On this site, blue means governance. Red means infrastructure. Green means output. The colors carry structural information before anyone reads a word.

This is not decoration. It’s registration.

The tier system was a design decision that solved a real problem. The site holds three categories of work: the protocols and frameworks I’ve built (governance), the platforms and tools I use to implement them (infrastructure), and the finished projects those things produce (output). A visitor scanning the sidebar needs to know which layer they’re looking at without reading every label. The color does that job.

Blue sits at the top. Governance, protocols, the thinking layer. It carries the weight of the most architectural content on the site. Red sits in the middle. Infrastructure, platforms, the making layer. It signals where the tools live. Green sits at the bottom. Output, finished work, the results. It signals where the proof lives.

A visitor doesn’t analyze this. They absorb it. By the third page they’ve internalized the system without thinking about it. Blue pages feel like one kind of work. Green pages feel like another. The color did the sorting before the content did.

I learned this in catalog work at Sterling Publishing. Hundreds of pages. Seasonal titles, backlist titles, category breaks. The reader never studies a catalog. They navigate it. And color was the primary navigation layer. Category headers in one hue, featured titles in another, price tiers in a third. The eye sorted the density before the brain processed any individual title.

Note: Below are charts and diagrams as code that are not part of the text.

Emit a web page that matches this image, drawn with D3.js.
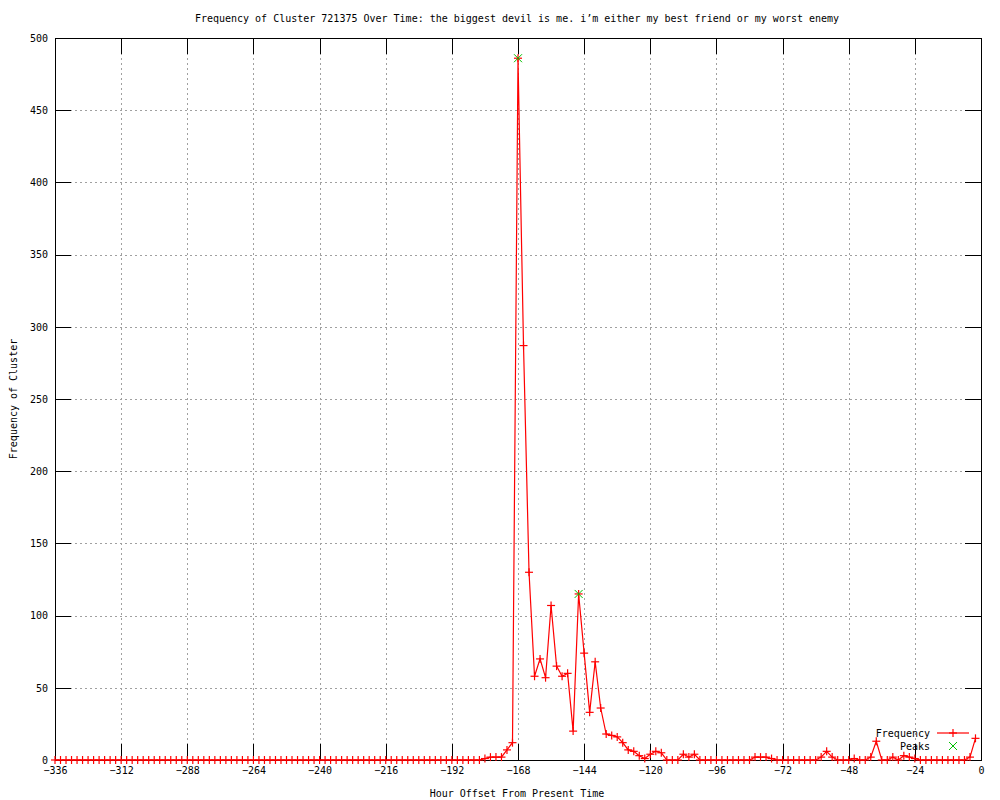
<!DOCTYPE html>
<html>
<head>
<meta charset="utf-8">
<script src="https://cdn.jsdelivr.net/npm/d3@7"></script>
<style>
  body { margin: 0; background: #fff; }
  text { font-family: "DejaVu Sans Mono", monospace; font-size: 10px; fill: #000; }
</style>
</head>
<body>
<div id="chart"></div>
<script>
var title = "Frequency of Cluster 721375 Over Time: the biggest devil is me. i’m either my best friend or my worst enemy";

// hours, every 2h from -336 to -2
var hours = d3.range(-336, 0, 2);

// frequency per hour slot (-336 ... -2)
var zeros76 = [0,0,0,0,0,0,0,0,0,0,0,0,0,0,0,0,0,0,0,0,0,0,0,0,0,0,0,0,0,0,0,0,0,0,0,0,0,0,0,0,0,0,0,0,0,0,0,0,0,0,0,0,0,0,0,0,0,0,0,0,0,0,0,0,0,0,0,0,0,0,0,0,0,0,0,0,0];
var freqTail = [
  // -182 .. -170
  0, 1, 2, 2, 2, 7, 12,
  // -168 .. -150
  486, 287, 130, 58, 70, 57, 107, 65, 58, 60,
  // -148 .. -130
  20, 115, 74, 33, 68, 36, 18, 17, 16, 12,
  // -128 .. -110
  7, 6, 3, 1, 4, 6, 5, 0, 0, 0,
  // -108 .. -90
  4, 2, 4, 0, 0, 0, 0, 0, 0, 0,
  // -88 .. -70
  0, 0, 0, 2, 2, 2, 1, 0, 0, 0,
  // -68 .. -50
  0, 0, 0, 0, 0, 2, 6, 2, 0, 0,
  // -48 .. -30
  0, 1, 0, 0, 2, 13, 0, 0, 2, 0,
  // -28 .. -10
  3, 2, 1, 0, 0, 0, 0, 0, 0, 0,
  // -8 .. -2
  0, 0, 2, 15
];
var freq = zeros76.concat(freqTail);

var peakHours = [-168, -146];
var peakValues = [486, 115];

var xTicks = d3.range(-336, 1, 24);
var yTicks = d3.range(0, 501, 50);

var W = 1000, H = 800;
var margin = {left: 55, top: 38, right: 19, bottom: 40};
var width = W - margin.left - margin.right,
    height = H - margin.top - margin.bottom;

var svg = d3.select("#chart").append("svg")
  .attr("width", W)
  .attr("height", H);

var x = d3.scaleLinear().domain([-336, 0]).range([0, width]);
var y = d3.scaleLinear().domain([0, 500]).range([height, 0]);

var g = svg.append("g")
  .attr("transform", "translate(" + margin.left + "," + margin.top + ")");

// grid
g.append("g").selectAll("line.vg")
  .data(xTicks.slice(1, -1))
  .enter().append("line")
  .attr("x1", function(d) { return Math.round(x(d)) + 0.5; })
  .attr("x2", function(d) { return Math.round(x(d)) + 0.5; })
  .attr("y1", 0).attr("y2", height)
  .style("stroke", "#a0a0a0")
  .style("stroke-dasharray", "2,3");

g.append("g").selectAll("line.hg")
  .data(yTicks.slice(1, -1))
  .enter().append("line")
  .attr("y1", function(d) { return Math.round(y(d)) + 0.5; })
  .attr("y2", function(d) { return Math.round(y(d)) + 0.5; })
  .attr("x1", 0).attr("x2", width)
  .style("stroke", "#a0a0a0")
  .style("stroke-dasharray", "2,3");

// axes, ticks pointing inward
var xAxis = d3.axisBottom(x).tickValues(xTicks).tickSize(-16).tickPadding(7).tickFormat(d3.format("d"));
var xTop = d3.axisTop(x).tickValues(xTicks).tickSize(-16).tickFormat("");
var yAxis = d3.axisLeft(y).tickValues(yTicks).tickSize(-16).tickPadding(7).tickFormat(d3.format("d"));
var yRight = d3.axisRight(y).tickValues(yTicks).tickSize(-16).tickFormat("");

function styleAxis(sel) {
  sel.select(".domain").remove();
  sel.selectAll("line").style("stroke", "#000").attr("shape-rendering", "crispEdges");
  sel.selectAll("text").style("font-family", "DejaVu Sans Mono, monospace").style("font-size", "10px");
}

g.append("g").attr("transform", "translate(0," + height + ")").call(xAxis).call(styleAxis);
g.append("g").call(xTop).call(styleAxis);
g.append("g").call(yAxis).call(styleAxis);
g.append("g").attr("transform", "translate(" + width + ",0)").call(yRight).call(styleAxis);

// border
g.append("rect")
  .attr("x", 0.5).attr("y", 0.5)
  .attr("width", width).attr("height", height)
  .style("fill", "none").style("stroke", "#000")
  .attr("shape-rendering", "crispEdges");

// frequency line
var line = d3.line()
  .x(function(d, i) { return x(hours[i]); })
  .y(function(d) { return y(d); });

g.append("path")
  .datum(freq)
  .attr("d", line)
  .style("fill", "none")
  .style("stroke", "#ff0000")
  .style("stroke-width", 1.2);

var plusSize = 4;
function plus(sel) {
  sel.append("line").attr("x1", -plusSize).attr("x2", plusSize).attr("y1", 0).attr("y2", 0);
  sel.append("line").attr("y1", -plusSize).attr("y2", plusSize).attr("x1", 0).attr("x2", 0);
}
function cross(sel) {
  sel.append("line").attr("x1", -4).attr("x2", 4).attr("y1", -4).attr("y2", 4);
  sel.append("line").attr("x1", -4).attr("x2", 4).attr("y1", 4).attr("y2", -4);
}

g.append("g").selectAll("g.pt")
  .data(freq)
  .enter().append("g")
  .attr("class", "pt")
  .attr("transform", function(d, i) { return "translate(" + x(hours[i]) + "," + y(d) + ")"; })
  .style("stroke", "#ff0000").style("stroke-width", 1.2)
  .call(plus);

// peaks
g.append("g").selectAll("g.pk")
  .data(peakHours)
  .enter().append("g")
  .attr("class", "pk")
  .attr("transform", function(d, i) { return "translate(" + x(d) + "," + y(peakValues[i]) + ")"; })
  .style("stroke", "#00c000").style("stroke-width", 1)
  .call(cross);

// legend
var lg = svg.append("g");
lg.append("text").attr("x", 930).attr("y", 733).attr("dy", "0.35em")
  .attr("text-anchor", "end").text("Frequency");
lg.append("line").attr("x1", 937).attr("x2", 969).attr("y1", 733).attr("y2", 733)
  .style("stroke", "#ff0000").style("stroke-width", 1.2);
lg.append("g").attr("transform", "translate(953,733)")
  .style("stroke", "#ff0000").style("stroke-width", 1.2).call(plus);
lg.append("text").attr("x", 930).attr("y", 746).attr("dy", "0.35em")
  .attr("text-anchor", "end").text("Peaks");
lg.append("g").attr("transform", "translate(953,746)")
  .style("stroke", "#00c000").style("stroke-width", 1).call(cross);

// titles
svg.append("text").attr("x", 517).attr("y", 18).attr("dy", "0.35em")
  .attr("text-anchor", "middle").text(title);
svg.append("text").attr("x", 517).attr("y", 793).attr("dy", "0.35em")
  .attr("text-anchor", "middle").text("Hour Offset From Present Time");
svg.append("text")
  .attr("transform", "translate(13," + (margin.top + height / 2) + ") rotate(-90)")
  .attr("dy", "0.35em")
  .attr("text-anchor", "middle").text("Frequency of Cluster");
</script>
</body>
</html>
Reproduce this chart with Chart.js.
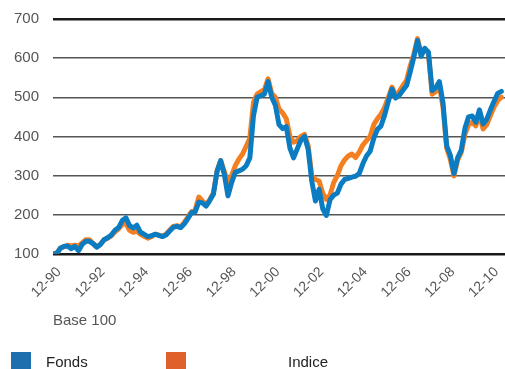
<!DOCTYPE html>
<html lang="fr">
<head>
    <meta charset="UTF-8">
    <title>Fonds vs Indice</title>
    <script src="https://cdn.jsdelivr.net/npm/chart.js"></script>
    <style>
        body { margin: 0; background: #fff; overflow: hidden; }
        #wrap { position: relative; width: 505px; height: 369px; font-family: "Liberation Sans", Arial, sans-serif; }
        #base { position: absolute; left: 53px; top: 311px; font-size: 15px; color: #555; }
        .leg { position: absolute; top: 352px; font-size: 15px; color: #222; line-height: 20px; }
        .box { position: absolute; top: 352px; width: 20px; height: 20px; }
    </style>
</head>
<body>
<div id="wrap">
    <canvas id="grafico" width="505" height="369"></canvas>
    <div id="base">Base 100</div>
    <div class="box" style="left:11px; background:#1d6fae;"></div>
    <div class="leg" style="left:46px;">Fonds</div>
    <div class="box" style="left:166px; background:#e0602b;"></div>
    <div class="leg" style="left:288px;">Indice</div>
</div>

<script>
    // base 100 au 12-90, un point tous les 2 mois
    const pasMois = 2
    const tickLabels = ['12-90','12-92','12-94','12-96','12-98','12-00','12-02','12-04','12-06','12-08','12-10']

    const fonds = [
        100,100,114,119,120,113,119,108,124,132,132,126,117,124,136,141,148,160,167,185,
        192,172,166,173,155,150,144,146,150,147,144,148,158,168,170,167,176,190,205,207,
        232,230,222,236,252,310,338,303,248,282,308,312,316,325,345,453,500,504,508,540,
        500,480,430,420,425,370,345,368,390,400,367,285,235,265,215,198,238,250,255,278,
        290,293,296,298,305,330,350,362,395,418,427,455,490,521,498,505,518,530,565,603,
        645,605,625,615,517,525,540,485,376,352,305,345,365,420,450,452,436,468,432,444,
        468,490,510,515
    ]
    const indice = [
        100,102,114,118,122,120,122,120,128,136,136,126,118,124,136,140,146,156,164,175,
        178,160,155,158,150,145,140,144,150,148,145,150,160,170,172,168,180,194,208,212,
        245,235,226,238,255,312,338,310,282,300,325,342,355,375,395,487,508,514,520,547,
        510,500,470,460,445,400,385,389,400,405,376,299,290,286,255,239,250,282,300,325,
        340,350,355,346,360,378,389,400,430,445,457,475,500,526,504,515,530,543,580,610,
        650,610,625,612,508,515,530,474,370,342,299,340,359,405,430,436,427,455,419,430,
        453,475,491,500
    ]

    const toPoints = arr => arr.map((v, i) => ({ x: i * pasMois, y: v }))

    const ctx = document.getElementById('grafico')

    new Chart(ctx, {
        type: 'line',
        data: {
            datasets: [
                {
                    label: 'Fonds',
                    data: toPoints(fonds),
                    borderColor: '#0b7cc1',
                    borderWidth: 5,
                    pointRadius: 0,
                    borderJoinStyle: 'round',
                    borderCapStyle: 'round'
                },
                {
                    label: 'Indice',
                    data: toPoints(indice),
                    borderColor: '#f47f20',
                    borderWidth: 5,
                    pointRadius: 0,
                    borderJoinStyle: 'round',
                    borderCapStyle: 'round'
                }
            ]
        },
        options: {
            responsive: false,
            animation: false,
            layout: { padding: { top: 19, right: 0, left: 0, bottom: 58 } },
            plugins: { legend: { display: false }, tooltip: { enabled: false } },
            scales: {
                x: {
                    type: 'linear',
                    min: 0,
                    max: 248,
                    grid: { display: false, drawTicks: false },
                    border: { display: false },
                    ticks: {
                        stepSize: 24,
                        includeBounds: false,
                        autoSkip: false,
                        minRotation: 45,
                        maxRotation: 45,
                        padding: 10,
                        labelOffset: 6,
                        color: '#555',
                        font: { family: 'Liberation Sans', size: 14 },
                        callback: v => tickLabels[v / 24]
                    },
                    afterFit: s => { s.paddingLeft = 0; s.paddingRight = 0 }
                },
                y: {
                    min: 100,
                    max: 700,
                    border: { display: false },
                    grid: {
                        drawTicks: false,
                        color: c => (c.tick.value === 100 || c.tick.value === 700) ? '#1a1a1a' : '#555',
                        lineWidth: c => (c.tick.value === 100 || c.tick.value === 700) ? 2.5 : 1.5
                    },
                    ticks: {
                        stepSize: 100,
                        padding: 14,
                        color: '#555',
                        font: { family: 'Liberation Sans', size: 15 }
                    },
                    afterFit: s => { s.width = 53; s.paddingTop = 0 }
                }
            }
        }
    })
</script>
</body>
</html>
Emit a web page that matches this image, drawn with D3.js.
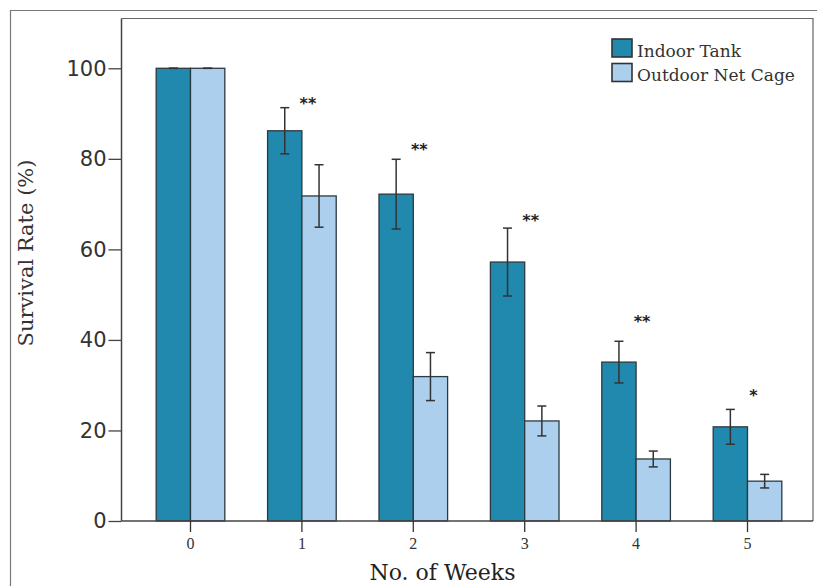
<!DOCTYPE html>
<html>
<head>
<meta charset="utf-8">
<script src="https://cdn.jsdelivr.net/npm/d3@7"></script>
<style>
  html, body { margin: 0; padding: 0; background: #fff; }
  svg { display: block; }
</style>
</head>
<body>
<svg id="chart" width="817" height="586"></svg>
<script>
// ---- data ----
const weeks = ["0", "1", "2", "3", "4", "5"];
const seriesNames = ["Indoor Tank", "Outdoor Net Cage"];
const indoorValues = [100, 86.2, 72.2, 57.2, 35.1, 20.8];
const indoorErrors = [0, 5.1, 7.7, 7.5, 4.6, 3.85];
const outdoorValues = [100, 71.8, 31.9, 22.1, 13.7, 8.8];
const outdoorErrors = [0, 6.9, 5.3, 3.3, 1.75, 1.5];
const significance = ["", "**", "**", "**", "**", "*"];
const significanceLevel = [0, 92.6, 82.4, 66.7, 44.4, 28];
const yTicks = [0, 20, 40, 60, 80, 100];
const yDomainMax = 111;

// ---- layout ----
const svg = d3.select("#chart");
const plot = { left: 121.5, right: 813, top: 18.5, bottom: 521 };
const colors = ["#2189ad", "#abcfed"];

const x = d3.scaleBand().domain(weeks).range([134.8, 803.2]).paddingInner(0.384).paddingOuter(0.192);
const xSub = d3.scaleBand().domain(seriesNames).range([0, x.bandwidth()]);
const y = d3.scaleLinear().domain([0, yDomainMax]).range([plot.bottom, plot.top]);

// outer frame
svg.append("path")
  .attr("d", `M10.5,586 V10.5 H817`)
  .attr("fill", "none").attr("stroke", "#777").attr("stroke-width", 1.2);

// plot frame (top and right)
svg.append("path")
  .attr("d", `M${plot.left},${plot.top} H${plot.right} V${plot.bottom}`)
  .attr("fill", "none").attr("stroke", "#666").attr("stroke-width", 1.2);

const rows = weeks.map((w, i) => ({
  week: w,
  vals: [
    { s: seriesNames[0], v: indoorValues[i], e: indoorErrors[i], c: colors[0] },
    { s: seriesNames[1], v: outdoorValues[i], e: outdoorErrors[i], c: colors[1] }
  ],
  sig: significance[i],
  sigLevel: significanceLevel[i]
}));

const groups = svg.append("g").selectAll("g").data(rows).join("g")
  .attr("transform", d => `translate(${x(d.week)},0)`);

groups.selectAll("rect").data(d => d.vals).join("rect")
  .attr("x", d => xSub(d.s))
  .attr("y", d => y(d.v))
  .attr("width", xSub.bandwidth())
  .attr("height", d => y(0) - y(d.v))
  .attr("fill", d => d.c)
  .attr("stroke", "#2b3a40")
  .attr("stroke-width", 1.3);

// error bars
const errG = groups.selectAll("g.err").data(d => d.vals).join("g").attr("class", "err")
  .attr("stroke", "#333").attr("stroke-width", 1.5);
const cap = 4.5;
errG.append("line")
  .attr("x1", d => xSub(d.s) + xSub.bandwidth() / 2)
  .attr("x2", d => xSub(d.s) + xSub.bandwidth() / 2)
  .attr("y1", d => y(d.v + d.e)).attr("y2", d => y(d.v - d.e));
errG.append("line")
  .attr("x1", d => xSub(d.s) + xSub.bandwidth() / 2 - cap)
  .attr("x2", d => xSub(d.s) + xSub.bandwidth() / 2 + cap)
  .attr("y1", d => y(d.v + d.e)).attr("y2", d => y(d.v + d.e));
errG.append("line")
  .attr("x1", d => xSub(d.s) + xSub.bandwidth() / 2 - cap)
  .attr("x2", d => xSub(d.s) + xSub.bandwidth() / 2 + cap)
  .attr("y1", d => y(d.v - d.e)).attr("y2", d => y(d.v - d.e));

// significance stars
groups.append("text")
  .attr("x", x.bandwidth() / 2 + 6)
  .attr("y", d => y(d.sigLevel) + 7)
  .attr("text-anchor", "middle")
  .attr("font-family", "DejaVu Sans, sans-serif")
  .attr("font-size", 16)
  .attr("font-weight", "bold")
  .attr("fill", "#222")
  .text(d => d.sig);

// y axis
const yAxis = svg.append("g")
  .attr("transform", `translate(${plot.left},0)`)
  .call(d3.axisLeft(y).tickValues(yTicks).tickSize(13).tickPadding(2).tickSizeOuter(0));
yAxis.select(".domain").attr("stroke", "#444").attr("stroke-width", 1.5)
  .attr("d", `M0,${plot.top}V${plot.bottom}`);
yAxis.selectAll(".tick line").attr("stroke", "#444").attr("stroke-width", 1.3);
yAxis.selectAll(".tick text")
  .attr("font-family", "DejaVu Sans, sans-serif")
  .attr("font-size", 21)
  .attr("fill", "#333");

// x axis
const xAxis = svg.append("g")
  .attr("transform", `translate(0,${plot.bottom})`)
  .call(d3.axisBottom(x).tickSize(11).tickPadding(6).tickSizeOuter(0));
xAxis.select(".domain").attr("stroke", "#444").attr("stroke-width", 1.5)
  .attr("d", `M${plot.left},0H${plot.right}`);
xAxis.selectAll(".tick line").attr("stroke", "#333").attr("stroke-width", 1.3);
xAxis.selectAll(".tick text")
  .attr("font-family", "Liberation Serif, serif")
  .attr("font-size", 16)
  .attr("fill", "#333");

// axis titles
svg.append("text")
  .attr("x", 442.5).attr("y", 580)
  .attr("text-anchor", "middle")
  .attr("font-family", "DejaVu Serif, serif")
  .attr("font-size", 22)
  .attr("fill", "#222")
  .text("No. of Weeks");

svg.append("text")
  .attr("transform", "translate(33,253) rotate(-90)")
  .attr("text-anchor", "middle")
  .attr("font-family", "DejaVu Serif, serif")
  .attr("font-size", 21)
  .attr("fill", "#333")
  .text("Survival Rate (%)");

// legend
const legend = svg.append("g").attr("transform", "translate(612,39)");
const li = legend.selectAll("g").data(seriesNames).join("g")
  .attr("transform", (d, i) => `translate(0,${i * 24.5})`);
li.append("rect").attr("width", 20).attr("height", 18)
  .attr("fill", (d, i) => colors[i]).attr("stroke", "#333").attr("stroke-width", 1.6);
li.append("text").attr("x", 25).attr("y", 17.5)
  .attr("font-family", "DejaVu Serif, serif")
  .attr("font-size", 17)
  .attr("fill", "#333")
  .text(d => d);
</script>
</body>
</html>
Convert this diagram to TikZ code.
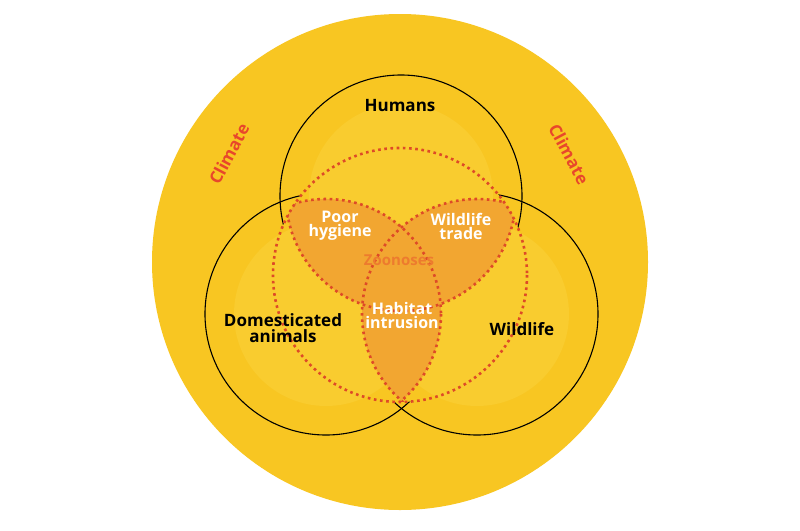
\documentclass[tikz,border=0pt]{standalone}
\usepackage{fontspec}
\setmainfont{Open Sans}
\begin{document}
\begin{tikzpicture}[x=1pt,y=-1pt,
  lbl/.style={font=\bfseries\fontsize{17}{19}\selectfont, text=black, align=center},
  wlbl/.style={font=\bfseries\fontsize{16}{17}\selectfont, text=white, align=center},
  clim/.style={font=\bfseries\fontsize{17}{19}\selectfont, text=climred},
  dots/.style={draw=dotred, line width=2.6pt, dash pattern=on 2.6pt off 3.6pt},
  ring/.style={draw=black, line width=1.1pt},
  hl/.style={fill=lightyel, opacity=0.5}]
\definecolor{bigyel}{HTML}{F8C622}
\definecolor{lightyel}{HTML}{FAD23C}
\definecolor{lensor}{HTML}{F2A631}
\definecolor{dotred}{HTML}{DE4A27}
\definecolor{climred}{HTML}{E8472B}
\useasboundingbox (0,0) rectangle (800,530);
\fill[white] (0,0) rectangle (800,530);
\fill[bigyel] (400,262) circle (248);
\fill[hl] (401,196) circle (92);
\fill[hl] (326,314) circle (92);
\fill[hl] (477,314) circle (92);
% black circles
\draw[ring] (401,196) circle (121);
\draw[ring] (326,314) circle (121);
\draw[ring] (477,314) circle (121);
% ring interior hides black circles
\fill[bigyel] (400,275) circle (127);
\begin{scope}
  \clip (400,275) circle (127);
  \fill[hl] (401,196) circle (92);
  \fill[hl] (326,314) circle (92);
  \fill[hl] (477,314) circle (92);
  \begin{scope}\clip (401,196) circle (115); \fill[lensor] (326,314) circle (115); \end{scope}
  \begin{scope}\clip (401,196) circle (115); \fill[lensor] (477,314) circle (115); \end{scope}
  \begin{scope}\clip (326,314) circle (115); \fill[lensor] (477,314) circle (115); \end{scope}
  \draw[dots] (401,196) circle (115);
  \draw[dots] (326,314) circle (115);
  \draw[dots] (477,314) circle (115);
\end{scope}
\draw[dots] (400,275) circle (127);
% labels
\node[lbl] (hum) at (400,106) {Humans};
\node[lbl] (dom) at (283,328) {Domesticated\\[-3pt]animals};
\node[lbl] (wild) at (522,329) {Wildlife};
\node[wlbl] (poor) at (340,226) {Poor\\[-3pt]hygiene};
\node[wlbl] (trade) at (461,226) {Wildlife\\[-3pt]trade};
\node[wlbl] (hab) at (402,315) {Habitat\\[-3pt]intrusion};
\node[font=\bfseries\fontsize{15}{17}\selectfont, text=climred!45!lensor] (zoo) at (399,260) {Zoonoses};
\node[clim, rotate=62] (cl1) at (229,154) {Climate};
\node[clim, rotate=-62] (cl2) at (569,154) {Climate};
\end{tikzpicture}
\end{document}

The Aiden Jae brand system works the same way. Black and gold. Those two values carry the entire positioning before you see a single piece of jewelry. Black says premium. Gold says material. Together they say: this is real gold, presented with the gravity the material deserves. If I’d used pastels, the brand would land as casual before anyone looked at the product. Color placed the brand in its market before copy, before photography, before the customer read a word about recycled gold or ethical sourcing.

For Altrueism, the nonprofit, the palette had to do something different. It had to say “serious” without saying “corporate.” We used a muted, warm range that signaled investment and care without the visual language of a bank or a law firm. The wrong palette would have positioned the organization as either too casual (this isn’t a real nonprofit) or too sterile (this is a bureaucracy pretending to have a heart). The color had to carry credibility and warmth at the same time.

I think about this every time I make a color decision. Color is not the last thing you apply. It’s one of the first things the viewer receives. It positions before content does. It sorts before labels do. And when it’s wrong, everything that follows fights against it.

The RGB tier system on this site is a small example of a large principle: color carries information. Treat it as decoration and the information goes unmanaged. Treat it as structure and it does load-bearing work before a single sentence lands.